It’s difficult for me to cross the bridge between Turrets and Deering without looking away from the Bay. I’ve got a very strong magnet that pulls me from downstream to up, no matter how humble or urban the stream may be.
On Saturday I decided to yield to this magnet and follow one of our Island’s streams from Sea to Source. Boating allows you to travel from Source to Sea, which rolls off the tongue a lot better, but in winter and with small streams it’s general a walking journey from Sea to Source.
For this weekend’s excursion I chose Little Harbor Brook.
You cross it on the stretch of road between Seal Harbor and Northeast Harbor – it’s just one drainage past Little Long Pond moving westward along that road. I’ve walked the lower section of LHB many times. I always take visitors there because it’s a nice flat walk, it feels like you’re in a Tolkien novel, and about a mile into it you can turn left, scamper up Elliot Mountain, and enjoy an amazing view of the near shore Islands of MDI. But those walks are somewhat painful when I leave the trail up Eliot. I pine for knowing where the stream starts. Today I didn’t have to hang that left.
I recognize, of course, that such a Sea to Source walk is the antithesis of a thinking person’s stroll, of a Thoreau “walk about.” It’s goal-driven. You might call it a Type A walk, more fitting of a Richard Burton; a “I will find the Mountains of the Moon damnit!” kind of walk. Luckily my little Type A excursion didn’t have all the nasties of colonialism and associated ill will of a genius however delusional 19th century explorer.
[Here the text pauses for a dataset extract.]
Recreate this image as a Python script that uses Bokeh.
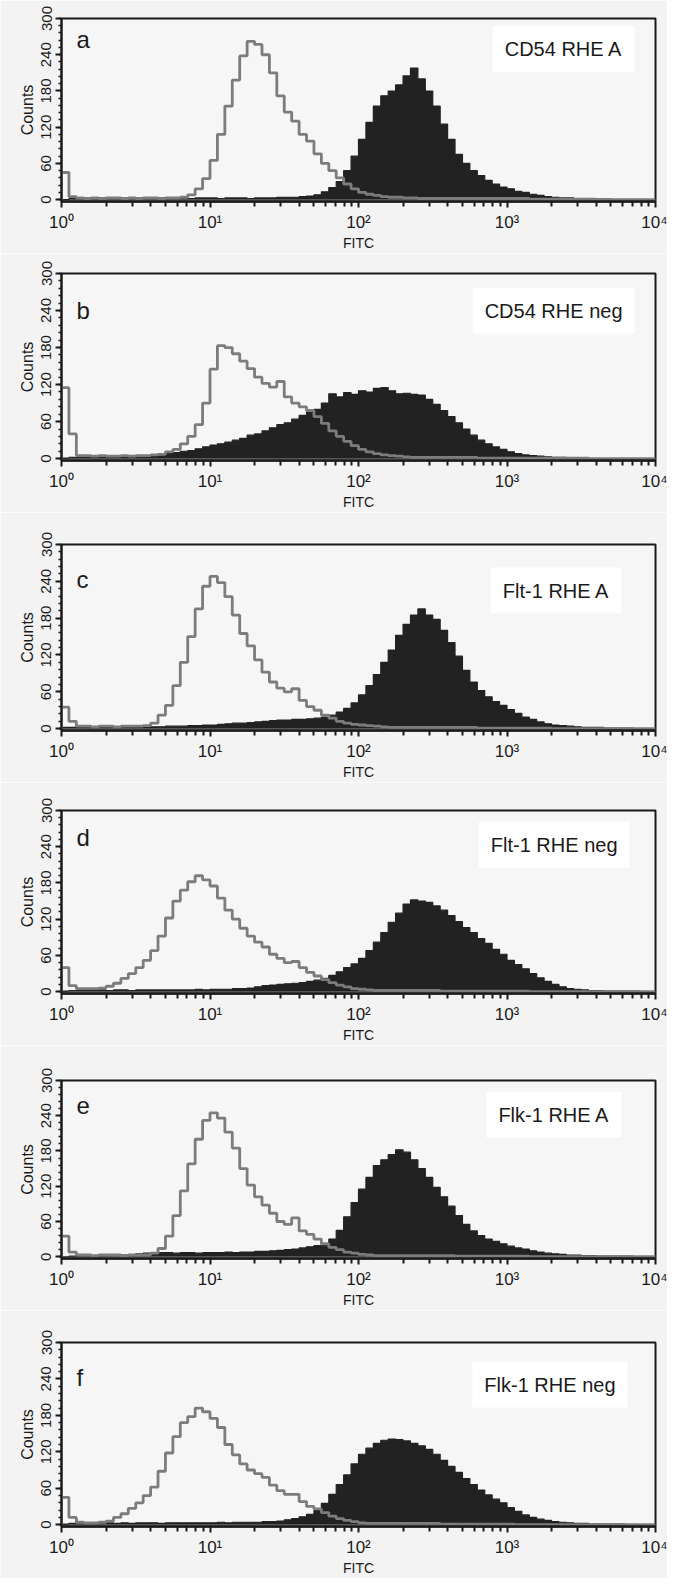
import numpy as np
from bokeh.plotting import figure
from bokeh.layouts import column
from bokeh.models import Range1d, FixedTicker, Label
from bokeh.embed import file_html
from bokeh.resources import INLINE

# ---------------- DATA ----------------
# histogram bins: 20 bins per decade, FITC 10^0 .. 10^4 (80 bins)
bins_per_decade = 20
n_bins = 80

panel_letters = ["a", "b", "c", "d", "e", "f"]
panel_titles = ["CD54 RHE A", "CD54 RHE neg", "Flt-1 RHE A",
                "Flt-1 RHE neg", "Flk-1 RHE A", "Flk-1 RHE neg"]
y_ticks = [0, 60, 120, 180, 240, 300]
x_ticks = [1, 10, 100, 1000, 10000]
x_tick_labels = ["10\u2070", "10\u00b9", "10\u00b2", "10\u00b3", "10\u2074"]

# control (grey outline) histograms
a_control = [45, 5, 3, 2, 3, 2, 3, 3, 2, 3,
             2, 3, 3, 2, 3, 3, 4, 8, 18, 35,
             65, 108, 155, 198, 238, 262, 257, 240, 210, 172,
             145, 130, 108, 97, 76, 60, 48, 36, 26, 18,
             12, 9, 7, 5, 4, 4, 3, 3, 2, 2,
             2, 2, 2, 2, 2, 2, 2, 2, 2, 2,
             2, 2, 2, 1, 1, 1, 1, 1, 1, 1,
             1, 1, 0, 0, 0, 0, 0, 0, 0, 0]
b_control = [115, 40, 5, 5, 4, 5, 4, 4, 5, 4,
             5, 5, 6, 7, 11, 15, 24, 36, 55, 90,
             145, 183, 180, 170, 158, 146, 132, 122, 116, 125,
             100, 90, 84, 78, 68, 57, 45, 36, 28, 21,
             15, 11, 8, 6, 5, 4, 3, 2, 2, 2,
             2, 2, 2, 2, 2, 2, 1, 1, 1, 1,
             1, 1, 1, 1, 1, 1, 1, 1, 1, 1,
             1, 0, 0, 0, 0, 0, 0, 0, 0, 0]
c_control = [35, 12, 4, 4, 3, 4, 4, 3, 4, 4,
             4, 5, 9, 22, 38, 70, 108, 150, 195, 232,
             248, 238, 215, 185, 155, 135, 112, 92, 76, 66,
             60, 65, 46, 36, 30, 22, 17, 12, 9, 7,
             6, 5, 4, 3, 2, 2, 2, 2, 2, 2,
             2, 2, 2, 2, 2, 2, 1, 1, 1, 1,
             1, 1, 1, 1, 1, 1, 0, 0, 0, 0,
             0, 0, 0, 0, 0, 0, 0, 0, 0, 0]
d_control = [40, 10, 5, 5, 5, 6, 9, 14, 22, 30,
             40, 52, 68, 92, 122, 150, 168, 182, 192, 185,
             175, 155, 135, 120, 105, 92, 82, 74, 62, 55,
             48, 50, 40, 32, 26, 20, 15, 11, 8, 5,
             4, 3, 2, 2, 2, 2, 2, 2, 2, 2,
             2, 1, 1, 1, 1, 1, 1, 1, 1, 1,
             1, 1, 1, 0, 0, 0, 0, 0, 0, 0,
             0, 0, 0, 0, 0, 0, 0, 0, 0, 0]
e_control = [35, 8, 3, 3, 2, 3, 3, 3, 2, 3,
             3, 3, 6, 14, 35, 70, 112, 158, 200, 232,
             245, 236, 212, 185, 150, 122, 102, 88, 74, 60,
             55, 66, 44, 38, 30, 22, 16, 12, 8, 6,
             4, 3, 2, 2, 2, 2, 2, 2, 2, 2,
             2, 2, 2, 1, 1, 1, 1, 1, 1, 1,
             1, 1, 1, 0, 0, 0, 0, 0, 0, 0,
             0, 0, 0, 0, 0, 0, 0, 0, 0, 0]
f_control = [45, 12, 4, 3, 3, 4, 6, 12, 18, 27,
             36, 48, 62, 88, 118, 145, 168, 178, 192, 186,
             175, 160, 132, 115, 100, 90, 84, 78, 65, 56,
             50, 50, 38, 30, 26, 20, 14, 10, 7, 5,
             3, 2, 2, 2, 2, 2, 2, 2, 2, 2,
             2, 1, 1, 1, 1, 1, 1, 1, 1, 1,
             1, 0, 0, 0, 0, 0, 0, 0, 0, 0,
             0, 0, 0, 0, 0, 0, 0, 0, 0, 0]

# stained (black filled) histograms
a_stained = [0, 2, 3, 2, 2, 3, 2, 3, 2, 2,
             3, 2, 3, 3, 2, 3, 3, 2, 3, 3,
             3, 2, 3, 3, 3, 2, 3, 3, 3, 4,
             4, 4, 5, 6, 8, 13, 20, 30, 48, 72,
             100, 128, 155, 172, 180, 190, 205, 218, 200, 180,
             155, 125, 100, 75, 60, 48, 40, 32, 26, 21,
             18, 14, 12, 9, 7, 5, 4, 3, 3, 2,
             2, 1, 1, 1, 0, 0, 0, 0, 0, 0]
b_stained = [1, 2, 2, 2, 2, 3, 3, 3, 3, 4,
             4, 5, 6, 8, 9, 10, 12, 13, 16, 19,
             22, 24, 27, 30, 33, 38, 40, 45, 50, 55,
             58, 64, 70, 76, 80, 90, 105, 100, 107, 104,
             110, 108, 114, 115, 110, 105, 106, 104, 103, 96,
             88, 78, 68, 58, 48, 38, 30, 24, 19, 15,
             11, 8, 6, 5, 4, 3, 2, 2, 1, 1,
             1, 0, 0, 0, 0, 0, 0, 0, 0, 0]
c_stained = [2, 2, 2, 3, 2, 3, 3, 2, 3, 3,
             3, 3, 3, 3, 4, 4, 4, 5, 5, 6,
             6, 7, 8, 9, 9, 10, 11, 12, 13, 14,
             14, 15, 15, 16, 17, 19, 22, 27, 33, 42,
             55, 70, 88, 108, 128, 152, 170, 185, 195, 185,
             178, 160, 140, 118, 95, 76, 62, 52, 44, 38,
             31, 25, 19, 15, 11, 8, 6, 5, 4, 3,
             2, 2, 2, 1, 1, 1, 1, 0, 0, 0]
d_stained = [1, 2, 2, 2, 2, 3, 2, 3, 3, 2,
             3, 3, 3, 3, 3, 3, 3, 3, 4, 3,
             4, 4, 4, 5, 5, 6, 8, 10, 11, 12,
             13, 14, 15, 17, 19, 22, 27, 33, 40, 46,
             55, 68, 82, 98, 115, 130, 145, 152, 150, 148,
             142, 135, 126, 116, 106, 98, 88, 80, 70, 62,
             52, 45, 38, 30, 23, 17, 12, 8, 5, 4,
             3, 2, 2, 1, 1, 1, 1, 1, 0, 0]
e_stained = [0, 1, 2, 2, 2, 2, 3, 3, 3, 3,
             5, 6, 6, 7, 7, 6, 7, 7, 6, 7,
             7, 7, 8, 7, 8, 8, 9, 9, 10, 11,
             12, 13, 15, 17, 19, 23, 30, 45, 68, 92,
             115, 135, 155, 165, 174, 182, 178, 165, 150, 135,
             118, 102, 86, 70, 55, 44, 36, 30, 26, 22,
             18, 15, 13, 10, 8, 6, 5, 4, 3, 3,
             2, 2, 1, 1, 1, 1, 1, 0, 0, 0]
f_stained = [1, 2, 2, 2, 2, 2, 3, 2, 3, 2,
             3, 3, 3, 2, 3, 3, 3, 3, 3, 3,
             3, 4, 3, 4, 4, 4, 4, 5, 5, 6,
             8, 10, 13, 17, 24, 35, 50, 66, 82, 100,
             116, 126, 134, 139, 141, 140, 138, 134, 130, 124,
             116, 106, 96, 86, 76, 66, 57, 49, 42, 36,
             28, 22, 16, 12, 9, 7, 5, 4, 3, 2,
             2, 1, 1, 1, 1, 1, 0, 0, 0, 0]

controls = [a_control, b_control, c_control, d_control, e_control, f_control]
stained = [a_stained, b_stained, c_stained, d_stained, e_stained, f_stained]

# ---------------- LAYOUT / STYLE ----------------
FIG_W = 667
BORDER_L = 61
BORDER_R = 12
FRAME_W = FIG_W - BORDER_L - BORDER_R
fig_heights = [253, 259, 270, 263, 265, 268]
border_tops = [18, 20, 32, 28, 35, 32]
border_bottoms = [48, 48, 48, 48, 48, 48]
# label offsets in px (from frame left / frame top)
letter_offsets = [(15, 21), (15, 38), (15, 36), (15, 28), (15, 26), (15, 36)]
title_offsets = [(573, 31), (573, 38), (560, 47), (568, 35), (560, 35), (566, 43)]

Y0, Y1 = -3, 300
FONT = "Liberation Sans"
GREY = "#7c7c7c"
BLACK = "#222222"
INK = "#1a1a1a"

edges = 10 ** (np.arange(n_bins + 1) / bins_per_decade)
minor_x = [m * 10 ** k for k in range(4) for m in range(2, 10)]


def px_to_x(dx):
    return 10 ** (dx / FRAME_W * 4.0)


def px_to_y(dy, frame_h):
    return Y1 - dy * (Y1 - Y0) / frame_h


figs = []
for i in range(6):
    frame_h = fig_heights[i] - border_tops[i] - border_bottoms[i]
    p = figure(width=FIG_W, height=fig_heights[i], x_axis_type="log",
               x_range=Range1d(1, 1e4), y_range=Range1d(Y0, Y1),
               output_backend="svg", toolbar_location=None,
               min_border_left=BORDER_L, min_border_right=BORDER_R,
               min_border_top=border_tops[i], min_border_bottom=border_bottoms[i])
    p.background_fill_color = "#f6f6f6"
    p.border_fill_color = "#f3f3f3"
    p.outline_line_color = INK
    p.outline_line_width = 2
    p.grid.visible = False

    vals_s = list(stained[i]) + [stained[i][-1]]
    vals_c = controls[i]
    p.varea_step(x=edges, y1=[0] * len(edges), y2=vals_s, step_mode="after",
                 fill_color=BLACK)
    p.step(x=edges, y=vals_s, mode="after", line_color=BLACK, line_width=1.2)
    xs = [edges[0]] + list(edges)
    ys = [0] + list(vals_c) + [vals_c[-1]]
    p.step(x=xs, y=ys, mode="after", line_color=GREY, line_width=2.8)

    # axes
    xa = p.xaxis[0]
    xa.ticker = FixedTicker(ticks=x_ticks, minor_ticks=minor_x)
    xa.major_label_overrides = {float(t): lab for t, lab in zip(x_ticks, x_tick_labels)}
    xa.axis_label = "FITC"
    xa.axis_label_text_font = FONT
    xa.axis_label_text_font_style = "normal"
    xa.axis_label_text_font_size = "14px"
    xa.axis_label_standoff = 0
    xa.major_label_text_font = FONT
    xa.major_label_text_font_size = "17px"
    xa.major_label_standoff = 5
    xa.major_tick_out = 6
    xa.major_tick_in = 0
    xa.minor_tick_out = 5
    xa.minor_tick_in = 0
    xa.axis_line_width = 2.5
    xa.major_tick_line_width = 2
    xa.minor_tick_line_width = 2
    xa.axis_line_color = INK
    xa.major_tick_line_color = INK
    xa.minor_tick_line_color = INK
    xa.major_label_text_color = INK
    xa.axis_label_text_color = INK

    ya = p.yaxis[0]
    ya.ticker = FixedTicker(ticks=y_ticks, minor_ticks=list(range(0, 301, 12)))
    ya.major_label_orientation = "vertical"
    ya.axis_label = "Counts"
    ya.axis_label_text_font = FONT
    ya.axis_label_text_font_style = "normal"
    ya.axis_label_text_font_size = "16px"
    ya.axis_label_standoff = 3
    ya.major_label_text_font = FONT
    ya.major_label_text_font_size = "15px"
    ya.major_label_standoff = 4
    ya.major_tick_out = 6
    ya.major_tick_in = 0
    ya.minor_tick_out = 3
    ya.minor_tick_in = 0
    ya.axis_line_width = 2
    ya.major_tick_line_width = 2
    ya.minor_tick_line_width = 1.5
    ya.axis_line_color = INK
    ya.major_tick_line_color = INK
    ya.minor_tick_line_color = INK
    ya.major_label_text_color = INK
    ya.axis_label_text_color = INK

    lx, ly = letter_offsets[i]
    p.add_layout(Label(x=px_to_x(lx), y=px_to_y(ly, frame_h), text=panel_letters[i],
                       text_font=FONT, text_font_size="24px", text_color=INK,
                       text_baseline="middle", text_align="left"))
    tx, ty = title_offsets[i]
    p.add_layout(Label(x=px_to_x(tx), y=px_to_y(ty, frame_h), text=panel_titles[i],
                       text_font=FONT, text_font_size="20px", text_color=INK,
                       text_baseline="middle", text_align="right",
                       background_fill_color="white", padding=12))
    figs.append(p)

layout = column(*figs, spacing=0)
open("out.html", "w").write(file_html(layout, INLINE, "FITC histograms"))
My trip was a lot shorter too – 7.2 miles round trip, with an elevation gain of 1194 feet. The trail past the Eliot Mountain turnoff looks a lot like the first mile, gin-clear water, moss, elves and the like. Crossing a few sections of Carriage Road, you arrive at Little Harbor Brook Bridge, and that’s where the fun begins. A western, central and eastern feeder stream come together at this point to form the “main stem” Little Harbor Brook. Although I was temporarily drawn to the western trib up the larger volume Amphitheater Trail creek, I instead decided on the trail-less eastern tributary that would bring me to the Penobscot Mountain Trail and terminate just a few hundred yards from the Penobscot Summit.
That’s where the going got tough, not surprisingly. There’s a reason a trail doesn’t follow that tributary – it’s steep as hell. Making matters worse, the creek’s volume drops precipitously north of LHB Bridge and, well, water freezes in winter. I spent a lot of time listening rather than looking for the way forward. The creek carved some obvious paths, but in other areas meandered in a way that left me tracking and backtracking, starting and stopping, shushing my dog Lucy, and getting on hands and knees to listen for the telltale gurgling of a submerged stream.
Above tree line the way became more obvious. And right where a long crevasse touches the Penobscot Mountain Trail I found my Lake Tana (Blue Nile Source) or Great Lakes Region (The White Nile source is somewhere near the Rwanda/Burundi boarder – the most distant source is still undetermined): a large, greenish, partially frozen bog.
I’ll admit, I had the urge, like Burton before me, to plant a flag, name it, and somehow own it. Instead, Lucy and I celebrated with a snack cracker and planned our descent.
Old snow offers a nice set of breadcrumbs for a mindless walk back to the car, but I decided to continue on to the Penobscot Mountain Summit and then peel off down through the western-most tributary and into the Amphitheater. Setting me up for one of those disastrous return trips – e.g., not paying enough attention to the descent after celebrating the summit – my phone battery died leaving me without camera, communication, or compass (lesson learned). Thankfully, the way was much more obvious and before long I was back at LHB Bridge and confidently en route to the car, a piece of cake, and a hot chocolate. Hardly the perils of the Nile, but a fantastic adventure nevertheless.
Our precious Island is just a touch over 100 miles squared; yet there are hundreds of miles of small streams cascading from her peaks. Knowing their source, knowing their path, and knowing where they touch the sea is key for understanding the character and ecology of MDI and I’m keen on exploring them all. If you see me in waders slogging through the campus wetlands or crawling through an Eden Street culvert, you’ll know what I’m up to.
Remember: always be prepared for a hike in ANP, no matter how modest it may seem – and always tell a friend where you plan on going.